Work instructions.
Write out the full listing again, exactly as it stands.

::: Collected data

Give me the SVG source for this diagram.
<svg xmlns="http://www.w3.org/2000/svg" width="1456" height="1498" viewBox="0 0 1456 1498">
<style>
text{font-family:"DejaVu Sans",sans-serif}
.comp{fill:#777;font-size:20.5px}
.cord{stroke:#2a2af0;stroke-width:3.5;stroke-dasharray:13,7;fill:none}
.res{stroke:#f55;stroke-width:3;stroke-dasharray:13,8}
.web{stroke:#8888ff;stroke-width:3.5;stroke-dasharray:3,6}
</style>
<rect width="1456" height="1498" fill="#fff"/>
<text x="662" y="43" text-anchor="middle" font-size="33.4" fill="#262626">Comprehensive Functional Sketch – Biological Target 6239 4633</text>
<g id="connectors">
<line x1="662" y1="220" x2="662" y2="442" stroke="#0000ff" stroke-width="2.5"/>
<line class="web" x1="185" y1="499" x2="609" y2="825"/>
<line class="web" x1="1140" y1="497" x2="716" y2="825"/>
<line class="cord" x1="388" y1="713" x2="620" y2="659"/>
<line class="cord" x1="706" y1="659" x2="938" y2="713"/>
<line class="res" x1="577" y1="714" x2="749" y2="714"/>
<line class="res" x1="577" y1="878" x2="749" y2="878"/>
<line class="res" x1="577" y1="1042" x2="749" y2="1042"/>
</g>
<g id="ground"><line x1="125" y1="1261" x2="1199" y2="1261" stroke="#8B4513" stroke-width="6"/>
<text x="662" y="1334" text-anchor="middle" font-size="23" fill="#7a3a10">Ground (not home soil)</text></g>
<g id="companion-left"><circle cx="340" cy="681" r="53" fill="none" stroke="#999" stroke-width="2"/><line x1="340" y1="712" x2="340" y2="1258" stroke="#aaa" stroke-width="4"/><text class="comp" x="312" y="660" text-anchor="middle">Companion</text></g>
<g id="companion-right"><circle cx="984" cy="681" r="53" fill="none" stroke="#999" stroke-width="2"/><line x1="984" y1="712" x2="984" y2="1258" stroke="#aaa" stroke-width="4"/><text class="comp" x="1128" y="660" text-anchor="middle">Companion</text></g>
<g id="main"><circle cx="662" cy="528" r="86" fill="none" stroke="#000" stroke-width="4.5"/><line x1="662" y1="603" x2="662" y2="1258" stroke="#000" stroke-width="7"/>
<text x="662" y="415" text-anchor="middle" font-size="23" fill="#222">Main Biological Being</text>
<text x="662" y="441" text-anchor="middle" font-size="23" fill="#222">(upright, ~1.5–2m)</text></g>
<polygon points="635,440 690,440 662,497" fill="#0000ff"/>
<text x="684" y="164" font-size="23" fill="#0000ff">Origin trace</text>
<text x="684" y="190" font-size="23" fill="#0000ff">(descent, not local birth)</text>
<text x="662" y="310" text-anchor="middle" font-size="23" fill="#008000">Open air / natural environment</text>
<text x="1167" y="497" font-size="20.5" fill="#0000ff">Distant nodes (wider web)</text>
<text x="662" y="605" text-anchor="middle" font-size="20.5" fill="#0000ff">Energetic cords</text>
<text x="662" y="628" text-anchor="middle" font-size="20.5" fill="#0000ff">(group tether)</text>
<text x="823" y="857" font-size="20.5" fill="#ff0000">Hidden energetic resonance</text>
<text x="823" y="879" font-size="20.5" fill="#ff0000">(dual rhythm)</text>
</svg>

::::::

Exercise solution.
Give me the SVG source for this diagram.
<svg xmlns="http://www.w3.org/2000/svg" width="1456" height="1498" viewBox="0 0 1456 1498">
<style>
text{font-family:"DejaVu Sans",sans-serif}
.comp{fill:#777;font-size:20.5px}
.cord{stroke:#2a2af0;stroke-width:3.5;stroke-dasharray:13,7;fill:none}
.res{stroke:#f55;stroke-width:3;stroke-dasharray:13,8}
.web{stroke:#8888ff;stroke-width:3.5;stroke-dasharray:3,6}
</style>
<rect width="1456" height="1498" fill="#fff"/>
<text x="662" y="43" text-anchor="middle" font-size="33.4" fill="#262626">Comprehensive Functional Sketch – Biological Target 6239 4633</text>
<g id="connectors">
<line x1="662" y1="220" x2="662" y2="442" stroke="#0000ff" stroke-width="2.5"/>
<line class="web" x1="185" y1="499" x2="609" y2="825"/>
<line class="web" x1="1140" y1="497" x2="716" y2="825"/>
<line class="cord" x1="388" y1="713" x2="620" y2="659"/>
<line class="cord" x1="706" y1="659" x2="938" y2="713"/>
<line class="res" x1="577" y1="714" x2="749" y2="714"/>
<line class="res" x1="577" y1="878" x2="749" y2="878"/>
<line class="res" x1="577" y1="1042" x2="749" y2="1042"/>
</g>
<g id="ground"><line x1="125" y1="1261" x2="1199" y2="1261" stroke="#8B4513" stroke-width="6"/>
<text x="662" y="1334" text-anchor="middle" font-size="23" fill="#7a3a10">Ground (not home soil)</text></g>
<g id="companion-left"><circle cx="340" cy="681" r="53" fill="none" stroke="#999" stroke-width="2"/><line x1="340" y1="712" x2="340" y2="1258" stroke="#aaa" stroke-width="4"/><text class="comp" x="312" y="660" text-anchor="middle">Companion</text></g>
<g id="companion-right"><circle cx="984" cy="681" r="53" fill="none" stroke="#999" stroke-width="2"/><line x1="984" y1="712" x2="984" y2="1258" stroke="#aaa" stroke-width="4"/><text class="comp" x="1128" y="660" text-anchor="middle">Companion</text></g>
<g id="main"><circle cx="662" cy="528" r="86" fill="none" stroke="#000" stroke-width="4.5"/><line x1="662" y1="603" x2="662" y2="1258" stroke="#000" stroke-width="7"/>
<text x="662" y="415" text-anchor="middle" font-size="23" fill="#222">Main Biological Being</text>
<text x="662" y="441" text-anchor="middle" font-size="23" fill="#222">(upright, ~1.5–2m)</text></g>
<polygon points="635,440 690,440 662,497" fill="#0000ff"/>
<text x="684" y="164" font-size="23" fill="#0000ff">Origin trace</text>
<text x="684" y="190" font-size="23" fill="#0000ff">(descent, not local birth)</text>
<text x="662" y="310" text-anchor="middle" font-size="23" fill="#008000">Open air / natural environment</text>
<text x="1167" y="497" font-size="20.5" fill="#0000ff">Distant nodes (wider web)</text>
<text x="662" y="605" text-anchor="middle" font-size="20.5" fill="#0000ff">Energetic cords</text>
<text x="662" y="628" text-anchor="middle" font-size="20.5" fill="#0000ff">(group tether)</text>
<text x="823" y="857" font-size="20.5" fill="#ff0000">Hidden energetic resonance</text>
<text x="823" y="879" font-size="20.5" fill="#ff0000">(dual rhythm)</text>
</svg>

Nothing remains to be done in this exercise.